The mail arrives each afternoon and people tend to congregate and meet and greet and dump the junk mail into a paper recycle bin. There’s where I encounter more French natives. They work at the French Embassy, the International Monetary Fund, or another international organizations.

If you get on the mailing list, you can do something French each morning, noon and night. There’s the Alliance Française where you can enroll in French classes, attend lectures, participate in tours and meet a lot of people from the French community who cluster there. There’s also La Maison Française if you’re looking for French.

In addition, there’s an active international group that sponsors something to do or see practically every evening—including how to waltz—that took place at the French ambassador’s residence.

I’ve been invited to join a French movie group and have been remiss because I’m working and would rather try the French restaurants that spring up in the Washington area. Besides, I’m here for a finite period of time and would rather try to teach my granddaughters some French.

Not wanting to lose my knowledge about wines, many liquor stores sponsor wine tastings and some take place almost every day of the week. Winery representatives more than likely speak French because they are French or have learned it and are more than delighted to discuss its smell, taste, nose, and bouquet in their native tongue and are pleasant about putting up with my butchering their language and (contrasted to when I’m in Paris) don’t tease me about my accent or immediately start speaking English.
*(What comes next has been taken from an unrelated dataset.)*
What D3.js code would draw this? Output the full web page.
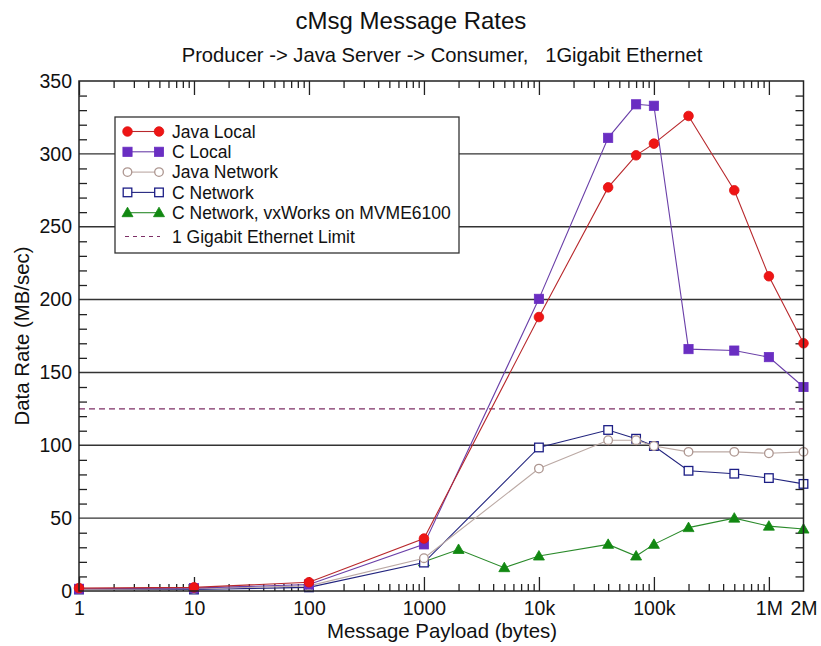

Wine bars are à la mode here and are multiplying like mushrooms. I try to concentrate on sampling French wines, but have been known to succumb to drinking wine from different countries, especially ones from California. Dollar for dollar (as weak as it is against the euro), my take is that comparable French wines cost less that ones from the Napa or Sonoma Valleys.

Some of Washington’s great pleasures are its museums, which are rarely as crowded as those in Paris. Go to the French collections at the National Gallery of Art and the Phillips Collection and you see paintings that were created by France’s greatest masters. When I was in my teens, I lived two blocks away from the Phillips and would stop and sit in front of Renoir’s painting Luncheon of the Boating Party. That painting really motivated me to study the French Impressionists and painters from the French luminous period.

Some people comment that Americans tend to hang out with one another when they live in Paris and unless they’re coupled with a French native, they can live their lives as permanent expats.

It’s clear the same is true for the French who live in Washington. Their children can attend the French school and live in a relatively cloistered environment. But, isn’t that missing out on the best of different cultures and not assimilating? I have no illusions that anyone will ever think I’m French… unless they look into my inner soul.

But scratch even deeper and they’ll quickly see that I was born here and will always be a Washingtonian. For that matter there are few of us who can claim their family lived in the Nation’s Capital when it was a village and my granddaughters are fifth generation.

So, it’s a compromise, I suppose, but maybe an unequal one. The things I love about France and the French can be had in Washington, at the price of some effort and often enough money changing hands. In Paris, they’re just there.  I can’t do anything about it, so I have learned to live with the compromise and have grown to like it.